• Exercise aim: Exactly retype the lines from the top of the data through the line containing "peak1_lab_a = [0.20, 0.35]", leaving out every picture.

• Given material:
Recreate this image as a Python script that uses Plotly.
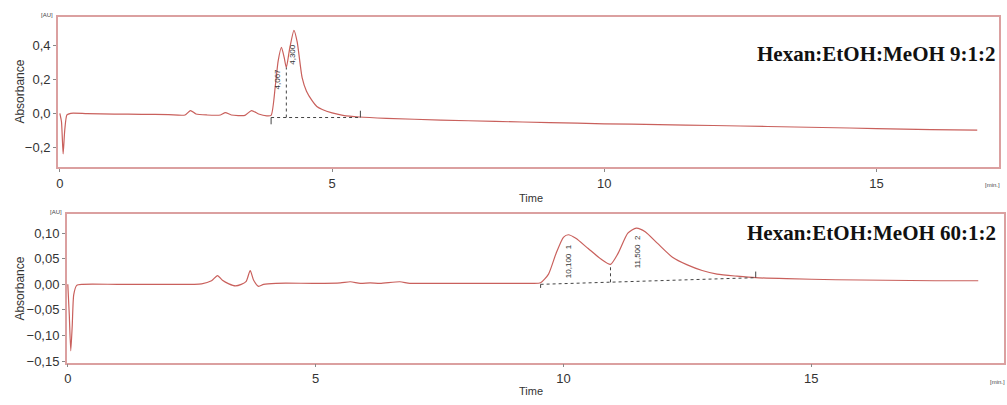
import plotly.graph_objects as go

# ---------- data: top chromatogram (Hexan:EtOH:MeOH 9:1:2) ----------
t1 = [0.00, 0.03, 0.06, 0.09, 0.13, 0.2, 0.5, 1.0, 1.5, 2.0, 2.3, 2.4, 2.5, 2.7, 2.95,
      3.04, 3.15, 3.4, 3.52, 3.65, 3.8, 3.88, 3.96, 4.01, 4.07, 4.12, 4.16, 4.22, 4.3,
      4.36, 4.45, 4.53, 4.63, 4.72, 4.82, 5.0, 5.2, 5.5, 6.0, 7.0, 8.0, 9.0, 10.0, 11.0,
      12.0, 13.0, 14.0, 15.0, 16.0, 16.85]
a1 = [0.00, -0.05, -0.24, -0.10, -0.01, 0.0, -0.002, -0.005, -0.006, -0.008, -0.01, 0.016,
      -0.004, -0.01, -0.01, 0.004, -0.01, -0.012, 0.016, -0.004, -0.015, -0.012, 0.17, 0.31,
      0.39, 0.33, 0.27, 0.38, 0.49, 0.42, 0.21, 0.13, 0.076, 0.04, 0.022, 0.002, -0.012,
      -0.022, -0.03, -0.04, -0.048, -0.055, -0.062, -0.067, -0.072, -0.078, -0.084, -0.09,
      -0.096, -0.10]

# integration markers (top)
base1_t = [3.88, 5.52]
base1_a = [-0.025, -0.025]
split1_t = [4.16, 4.16]
split1_a = [-0.025, 0.27]
peak1_labels = ["4,067", "4,300"]
peak1_lab_t = [3.99, 4.26]
peak1_lab_a = [0.20, 0.35]

# ---------- data: bottom chromatogram (Hexan:EtOH:MeOH 60:1:2) ----------
t2 = [0.0, 0.03, 0.06, 0.09, 0.12, 0.18, 0.3, 1.0, 2.0, 2.7, 2.9, 3.02, 3.12, 3.25, 3.38,
      3.5, 3.6, 3.68, 3.75, 3.85, 3.95, 4.2, 5.0, 5.5, 5.7, 5.9, 6.1, 6.3, 6.7, 6.9, 7.5,
      8.5, 9.3, 9.54, 9.7, 9.85, 10.0, 10.1, 10.25, 10.5, 10.75, 10.95, 11.1, 11.3, 11.47,
      11.65, 11.9, 12.2, 12.5, 12.8, 13.1, 13.5, 13.88, 14.5, 15.5, 16.5, 17.5, 18.37]
a2 = [0.0, -0.06, -0.13, -0.08, -0.02, -0.002, 0.0, 0.0, 0.0, 0.001, 0.007, 0.017, 0.008,
      0.001, -0.003, 0.0, 0.006, 0.027, 0.008, -0.004, 0.0, 0.002, 0.002, 0.003, 0.005,
      0.002, 0.003, 0.002, 0.005, 0.002, 0.002, 0.002, 0.002, 0.003, 0.02, 0.06, 0.092,
      0.097, 0.09, 0.07, 0.05, 0.039, 0.06, 0.1, 0.11, 0.103, 0.08, 0.053, 0.038, 0.027,
      0.02, 0.016, 0.013, 0.011, 0.009, 0.008, 0.007, 0.007]

base2_t = [9.54, 13.88]
base2_a = [0.0, 0.013]
split2_t = [10.95, 10.95]
split2_a = [0.004, 0.039]
peak2_labels = ["10,100  1", "11,500  2"]
peak2_lab_t = [10.1, 11.5]
peak2_lab_a = [0.046, 0.064]

titles = ["Hexan:EtOH:MeOH 9:1:2", "Hexan:EtOH:MeOH 60:1:2"]

LINE = "#c9605c"
FRAME = "#dba0a0"
TXT = "#333333"

fig = go.Figure()
fig.add_trace(go.Scatter(x=t1, y=a1, mode="lines", line=dict(color=LINE, width=1.2, shape="spline", smoothing=0.6),
                         xaxis="x", yaxis="y", showlegend=False))
fig.add_trace(go.Scatter(x=base1_t, y=base1_a, mode="lines", line=dict(color="#444", width=1, dash="dot"),
                         xaxis="x", yaxis="y", showlegend=False))
fig.add_trace(go.Scatter(x=split1_t, y=split1_a, mode="lines", line=dict(color="#444", width=1, dash="dot"),
                         xaxis="x", yaxis="y", showlegend=False))
fig.add_trace(go.Scatter(x=t2, y=a2, mode="lines", line=dict(color=LINE, width=1.2, shape="spline", smoothing=0.6),
                         xaxis="x2", yaxis="y2", showlegend=False))
fig.add_trace(go.Scatter(x=base2_t, y=base2_a, mode="lines", line=dict(color="#444", width=1, dash="dot"),
                         xaxis="x2", yaxis="y2", showlegend=False))
fig.add_trace(go.Scatter(x=split2_t, y=split2_a, mode="lines", line=dict(color="#444", width=1, dash="dot"),
                         xaxis="x2", yaxis="y2", showlegend=False))

# integration boundary ticks
fig.add_trace(go.Scatter(x=[base1_t[0], base1_t[0], None, base1_t[1], base1_t[1]],
                         y=[base1_a[0], base1_a[0] - 0.04, None, base1_a[1], base1_a[1] + 0.04],
                         mode="lines", line=dict(color="#444", width=1), xaxis="x", yaxis="y", showlegend=False))
fig.add_trace(go.Scatter(x=[base2_t[0], base2_t[0], None, base2_t[1], base2_t[1]],
                         y=[base2_a[0], base2_a[0] - 0.007, None, base2_a[1], base2_a[1] + 0.012],
                         mode="lines", line=dict(color="#444", width=1), xaxis="x2", yaxis="y2", showlegend=False))

small_font = dict(family="Arial, Liberation Sans", size=8, color="#333")
ann = []
for lab, tx, ay in zip(peak1_labels, peak1_lab_t, peak1_lab_a):
    ann.append(dict(x=tx, y=ay, xref="x", yref="y", text=lab, showarrow=False, textangle=-90,
                    xanchor="center", yanchor="middle", font=small_font))
for lab, tx, ay in zip(peak2_labels, peak2_lab_t, peak2_lab_a):
    ann.append(dict(x=tx, y=ay, xref="x2", yref="y2", text=lab, showarrow=False, textangle=-90,
                    xanchor="center", yanchor="middle", font=small_font))

W, H = 1007, 405
def px(x): return x / W
def py(y): return 1 - y / H

def pann(x, y, text, size, angle=0, xanchor="center", family="Arial, Liberation Sans", color=TXT):
    return dict(x=px(x), y=py(y), xref="paper", yref="paper", text=text, showarrow=False,
                textangle=angle, xanchor=xanchor, yanchor="middle",
                font=dict(family=family, size=size, color=color))

serif = "Liberation Serif, Times New Roman"
ann += [
    pann(998, 55, "<b>" + titles[0] + "</b>", 21, xanchor="right", family=serif, color="#111"),
    pann(998, 237, "<b>" + titles[1] + "</b>", 21, xanchor="right", family=serif, color="#111"),
    pann(44, 15, "[AU]", 6, color="#444"),
    pann(53, 215, "[AU]", 6, color="#444"),
    pann(992, 188, "[min.]", 6, color="#444"),
    pann(997, 388, "[min.]", 6, color="#444"),
    pann(530, 201, "Time", 11),
    pann(530, 397, "Time", 11),
    pann(17, 93, "Absorbance", 12, angle=-90),
    pann(17, 293, "Absorbance", 12, angle=-90),
]

axis_common = dict(showline=True, linecolor=FRAME, linewidth=1.5, mirror=True, showgrid=False, zeroline=False,
                   ticks="outside", ticklen=3, tickcolor="#888",
                   tickfont=dict(family="Arial, Liberation Sans", size=13, color=TXT))

fig.update_layout(
    width=W, height=H, margin=dict(l=0, r=0, t=0, b=0),
    paper_bgcolor="white", plot_bgcolor="white", separators=",.",
    xaxis=dict(domain=[px(55), px(999)], range=[-0.037, 17.25], tickvals=[0, 5, 10, 15], anchor="y", **axis_common),
    yaxis=dict(domain=[py(170), py(17)], range=[-0.32, 0.57], tickvals=[-0.2, 0.0, 0.2, 0.4], tickformat=".1f",
               anchor="x", **axis_common),
    xaxis2=dict(domain=[px(64), px(1004)], range=[-0.02, 18.89], tickvals=[0, 5, 10, 15], anchor="y2", **axis_common),
    yaxis2=dict(domain=[py(368), py(217)], range=[-0.153, 0.138],
                tickvals=[-0.15, -0.10, -0.05, 0.0, 0.05, 0.10], tickformat=".2f", anchor="x2", **axis_common),
    annotations=ann,
)

fig.write_html("out.html", config={"displayModeBar": False},
               post_script="document.body.style.margin='0';document.body.style.overflow='hidden';")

• Response for this exercise:
Recreate this image as a Python script that uses Plotly.
import plotly.graph_objects as go

# ---------- data: top chromatogram (Hexan:EtOH:MeOH 9:1:2) ----------
t1 = [0.00, 0.03, 0.06, 0.09, 0.13, 0.2, 0.5, 1.0, 1.5, 2.0, 2.3, 2.4, 2.5, 2.7, 2.95,
      3.04, 3.15, 3.4, 3.52, 3.65, 3.8, 3.88, 3.96, 4.01, 4.07, 4.12, 4.16, 4.22, 4.3,
      4.36, 4.45, 4.53, 4.63, 4.72, 4.82, 5.0, 5.2, 5.5, 6.0, 7.0, 8.0, 9.0, 10.0, 11.0,
      12.0, 13.0, 14.0, 15.0, 16.0, 16.85]
a1 = [0.00, -0.05, -0.24, -0.10, -0.01, 0.0, -0.002, -0.005, -0.006, -0.008, -0.01, 0.016,
      -0.004, -0.01, -0.01, 0.004, -0.01, -0.012, 0.016, -0.004, -0.015, -0.012, 0.17, 0.31,
      0.39, 0.33, 0.27, 0.38, 0.49, 0.42, 0.21, 0.13, 0.076, 0.04, 0.022, 0.002, -0.012,
      -0.022, -0.03, -0.04, -0.048, -0.055, -0.062, -0.067, -0.072, -0.078, -0.084, -0.09,
      -0.096, -0.10]

# integration markers (top)
base1_t = [3.88, 5.52]
base1_a = [-0.025, -0.025]
split1_t = [4.16, 4.16]
split1_a = [-0.025, 0.27]
peak1_labels = ["4,067", "4,300"]
peak1_lab_t = [3.99, 4.26]
peak1_lab_a = [0.20, 0.35]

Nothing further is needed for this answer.